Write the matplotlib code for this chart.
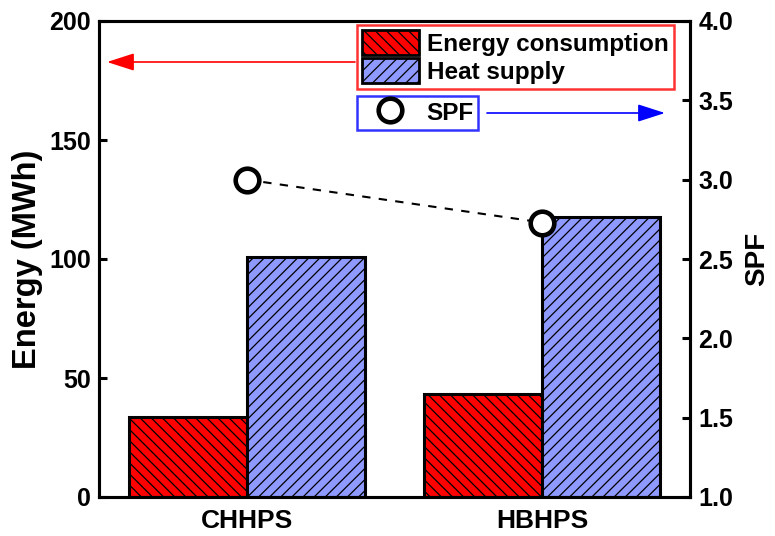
import matplotlib
matplotlib.use("Agg")
import matplotlib.pyplot as plt
from matplotlib.patches import Patch
from matplotlib.lines import Line2D
import numpy as np

plt.rcParams['font.family'] = ['Liberation Sans', 'DejaVu Sans']
plt.rcParams['font.weight'] = 'bold'
plt.rcParams['hatch.linewidth'] = 0.9

categories = ["CHHPS", "HBHPS"]
energy_consumption = [33.6, 43.3]
heat_supply = [100.8, 117.6]
spf = [3.0, 2.73]

red = '#FF0000'
blue = '#8E9AFF'

fig = plt.figure(figsize=(7.75, 5.36), dpi=100)
ax = fig.add_axes([99/775, 1-497/536, (690-99)/775, (497-21)/536])
ax2 = ax.twinx()

x = np.arange(len(categories))
w = 0.4
ax.bar(x - w/2, energy_consumption, w, color=red, edgecolor='black', linewidth=2.2,
       hatch='\\\\\\', zorder=2)
ax.bar(x + w/2, heat_supply, w, color=blue, edgecolor='black', linewidth=2.2,
       hatch='///', zorder=2)

ax2.plot(x, spf, linestyle=(0, (4, 4)), color='black', linewidth=1.5,
         marker='o', markersize=17, markerfacecolor='white',
         markeredgecolor='black', markeredgewidth=3.3, zorder=5)

ax.set_xlim(-0.5, 1.5)
ax.set_ylim(0, 200)
ax.set_yticks([0, 50, 100, 150, 200])
ax2.set_ylim(1.0, 4.0)
ax2.set_yticks(np.arange(1.0, 4.01, 0.5))
ax2.set_yticklabels([f"{v:.1f}" for v in np.arange(1.0, 4.01, 0.5)])

ax.set_xticks(x)
ax.set_xticklabels(categories, fontsize=19, fontweight='bold')
ax.tick_params(axis='x', length=0, pad=9)
ax.tick_params(axis='y', direction='in', length=6, width=2.2, labelsize=18, pad=6)
ax2.tick_params(axis='y', direction='in', length=6, width=2.2, labelsize=18, pad=6)

for a in (ax, ax2):
    for s in a.spines.values():
        s.set_linewidth(2.2)

ax.set_ylabel("Energy (MWh)", fontsize=23.5, fontweight='bold', labelpad=4)
ax2.set_ylabel("SPF", fontsize=20, fontweight='bold', labelpad=8)

# legends
h1 = [Patch(facecolor=red, edgecolor='black', hatch='\\\\\\', linewidth=2),
      Patch(facecolor=blue, edgecolor='black', hatch='///', linewidth=2)]
leg1 = fig.legend(h1, ["Energy consumption", "Heat supply"],
                  loc='upper left', bbox_to_anchor=(357/775, 1-25/536),
                  fontsize=17.5, frameon=True, fancybox=False,
                  edgecolor=red, handlelength=2.34, handleheight=1.2,
                  handletextpad=0.35, borderpad=0.2, labelspacing=0.12,
                  borderaxespad=0)
leg1.get_frame().set_linewidth(1.8)
leg1.get_frame().set_facecolor('white')

h2 = [Line2D([], [], linestyle='none', marker='o', markersize=17,
             markerfacecolor='white', markeredgecolor='black', markeredgewidth=3.3)]
leg2 = fig.legend(h2, ["SPF"], loc='upper left',
                  bbox_to_anchor=(357/775, 1-96/536),
                  fontsize=17.5, frameon=True, fancybox=False,
                  edgecolor='blue', handlelength=2.34, handleheight=1.0,
                  handletextpad=0.3, borderpad=0.2, borderaxespad=0)
leg2.get_frame().set_linewidth(1.8)

# arrows (figure pixel coords)
fig.add_artist(matplotlib.patches.FancyArrowPatch(
    (355/775, 1-62/536), (107/775, 1-62/536), transform=fig.transFigure,
    arrowstyle='-|>,head_length=1.4,head_width=0.45', mutation_scale=12,
    color=red, linewidth=1.2, shrinkA=0, shrinkB=0))
fig.add_artist(matplotlib.patches.FancyArrowPatch(
    (487/775, 1-113/536), (665/775, 1-113/536), transform=fig.transFigure,
    arrowstyle='-|>,head_length=1.4,head_width=0.45', mutation_scale=12,
    color='blue', linewidth=1.2, shrinkA=0, shrinkB=0))

fig.savefig("out.png", dpi=100)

=-=-=

§ **EXERCISE**: Quote the full listing above word for word; exclude every picture from the copy.

§ **FULL ANSWER**:
Write the matplotlib code for this chart.
import matplotlib
matplotlib.use("Agg")
import matplotlib.pyplot as plt
from matplotlib.patches import Patch
from matplotlib.lines import Line2D
import numpy as np

plt.rcParams['font.family'] = ['Liberation Sans', 'DejaVu Sans']
plt.rcParams['font.weight'] = 'bold'
plt.rcParams['hatch.linewidth'] = 0.9

categories = ["CHHPS", "HBHPS"]
energy_consumption = [33.6, 43.3]
heat_supply = [100.8, 117.6]
spf = [3.0, 2.73]

red = '#FF0000'
blue = '#8E9AFF'

fig = plt.figure(figsize=(7.75, 5.36), dpi=100)
ax = fig.add_axes([99/775, 1-497/536, (690-99)/775, (497-21)/536])
ax2 = ax.twinx()

x = np.arange(len(categories))
w = 0.4
ax.bar(x - w/2, energy_consumption, w, color=red, edgecolor='black', linewidth=2.2,
       hatch='\\\\\\', zorder=2)
ax.bar(x + w/2, heat_supply, w, color=blue, edgecolor='black', linewidth=2.2,
       hatch='///', zorder=2)

ax2.plot(x, spf, linestyle=(0, (4, 4)), color='black', linewidth=1.5,
         marker='o', markersize=17, markerfacecolor='white',
         markeredgecolor='black', markeredgewidth=3.3, zorder=5)

ax.set_xlim(-0.5, 1.5)
ax.set_ylim(0, 200)
ax.set_yticks([0, 50, 100, 150, 200])
ax2.set_ylim(1.0, 4.0)
ax2.set_yticks(np.arange(1.0, 4.01, 0.5))
ax2.set_yticklabels([f"{v:.1f}" for v in np.arange(1.0, 4.01, 0.5)])

ax.set_xticks(x)
ax.set_xticklabels(categories, fontsize=19, fontweight='bold')
ax.tick_params(axis='x', length=0, pad=9)
ax.tick_params(axis='y', direction='in', length=6, width=2.2, labelsize=18, pad=6)
ax2.tick_params(axis='y', direction='in', length=6, width=2.2, labelsize=18, pad=6)

for a in (ax, ax2):
    for s in a.spines.values():
        s.set_linewidth(2.2)

ax.set_ylabel("Energy (MWh)", fontsize=23.5, fontweight='bold', labelpad=4)
ax2.set_ylabel("SPF", fontsize=20, fontweight='bold', labelpad=8)

# legends
h1 = [Patch(facecolor=red, edgecolor='black', hatch='\\\\\\', linewidth=2),
      Patch(facecolor=blue, edgecolor='black', hatch='///', linewidth=2)]
leg1 = fig.legend(h1, ["Energy consumption", "Heat supply"],
                  loc='upper left', bbox_to_anchor=(357/775, 1-25/536),
                  fontsize=17.5, frameon=True, fancybox=False,
                  edgecolor=red, handlelength=2.34, handleheight=1.2,
                  handletextpad=0.35, borderpad=0.2, labelspacing=0.12,
                  borderaxespad=0)
leg1.get_frame().set_linewidth(1.8)
leg1.get_frame().set_facecolor('white')

h2 = [Line2D([], [], linestyle='none', marker='o', markersize=17,
             markerfacecolor='white', markeredgecolor='black', markeredgewidth=3.3)]
leg2 = fig.legend(h2, ["SPF"], loc='upper left',
                  bbox_to_anchor=(357/775, 1-96/536),
                  fontsize=17.5, frameon=True, fancybox=False,
                  edgecolor='blue', handlelength=2.34, handleheight=1.0,
                  handletextpad=0.3, borderpad=0.2, borderaxespad=0)
leg2.get_frame().set_linewidth(1.8)

# arrows (figure pixel coords)
fig.add_artist(matplotlib.patches.FancyArrowPatch(
    (355/775, 1-62/536), (107/775, 1-62/536), transform=fig.transFigure,
    arrowstyle='-|>,head_length=1.4,head_width=0.45', mutation_scale=12,
    color=red, linewidth=1.2, shrinkA=0, shrinkB=0))
fig.add_artist(matplotlib.patches.FancyArrowPatch(
    (487/775, 1-113/536), (665/775, 1-113/536), transform=fig.transFigure,
    arrowstyle='-|>,head_length=1.4,head_width=0.45', mutation_scale=12,
    color='blue', linewidth=1.2, shrinkA=0, shrinkB=0))

fig.savefig("out.png", dpi=100)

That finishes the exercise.